Constitutionally, prerogative as to the appointment of the prime minister rests not with the leader of the Liberal Democrats but with the Queen. However, the Palace, anxious to avoid party politics, will be unlikely to invite any individual to form a government without very clear private assurance that he will be able to command the confidence of the Commons.
A coalition of the Liberal Democrats and the Conservatives would have a parliamentary majority more than sufficient to secure an invitation from the Queen and the keys to No. 10. A coalition of the Liberal Democrats and the Labour Party, while likely to be a few seats short of a majority, would have more seats than the Conservatives alone and may be able to form a government with the co-operation of the Scottish and Welsh nationalists. By throwing in his lot with one of the other parties, Clegg may therefore effectively choose the next Prime Minister. Brown or Cameron – the choice is his - there is no imperative on him to reach agreement with the party that secured more of the popular vote yesterday.
Moreover Clegg's choice is not even restricted to the men who were presented to the electorate as candidates for job. If, as has been suggested, Brown's continued leadership of the Labour Party would bar a Liberal Democrat/Labour coalition, Brown could tender his resignation only to be replaced at No. 10 by another senior Labour politician who could secure Liberal Democrat support.
If neither of the two main parties reaches agreement with the Liberal Democrats the options appear to be a Conservative minority government or another election.
Another election is something that all parties will be keen to avoid. Being asked to make their choice again will not be popular with the electorate, and with no major shifts in policy could different choices at the ballot box be expected?
With 650 seats in the Commons, 326 is the magic number required for majority government.
Being only a handful of seats short of this, the Conservative Party may be able to take power without Liberal Democrat support, building blocks of support with the independents and the Scottish and Welsh nationalists on an issue by issue basis.
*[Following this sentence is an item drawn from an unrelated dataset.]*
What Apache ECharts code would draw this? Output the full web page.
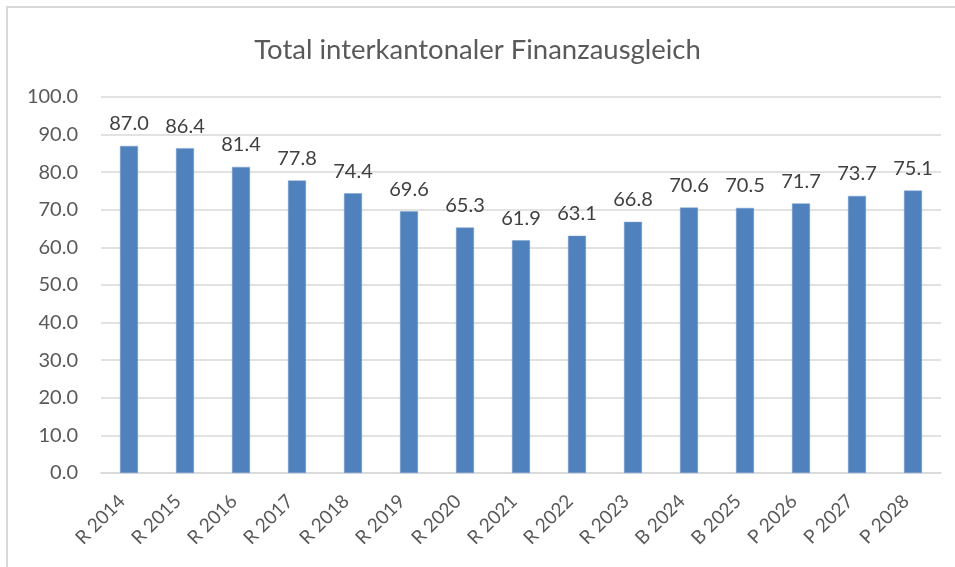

Conservative strategists will in particular be looking to Northern Ireland where they may be able to rely on the support of Democratic Unionist Party, and the refusal of Sinn Fein members to take their seats at Westminster will deplete numbers on the opposition benches. Moreover, in the televised leadership debates Brown did not have a monopoly on agreeing with Nick, and it may be that the Conservatives could rely on Liberal Democrat support on some issues even if, as seems likely, a formal coalition remains elusive.
Implications for democracy
The uncertainty as to who takes office as prime minister following the 2010 election result brings the idiosyncrasies of the first past the post-electoral system into sharp focus.
More than ever before, the election campaigns of all three parties were focused not on policy but on the personalities of the party leaders. The electorate has been asked not who do I want to represent me at constituency level, or even which party offers the best policies for the United Kingdom. The televised debates, which so dominated the election campaign, instead set the question - which of these three men would you like to be prime minister?
The electorate has answered this question; Cameron has secured 36.2 per cent of the popular vote (significantly more than either Brown – 29.1 percent – or Clegg – 22.9 per cent), and yet there is no certainty that he will be invited to form a government today, tomorrow or even within this Parliament. The United Kingdom's electoral system is not constructed around personality and is now arguably out of step with the public's perception of the democratic process.
That Brown, with just 29.1 per cent of the popular vote, or a senior Labour politician on whom the electorate have not had chance to pass judgement, may instead occupy No. 10 is perhaps indicative that the time for electoral reform has come. Ironically, it is Clegg the kingmaker, with the Labour Party dangling the carrot of a referendum on electoral reform before him, who may now take a decision which most of the electorate thought was theirs.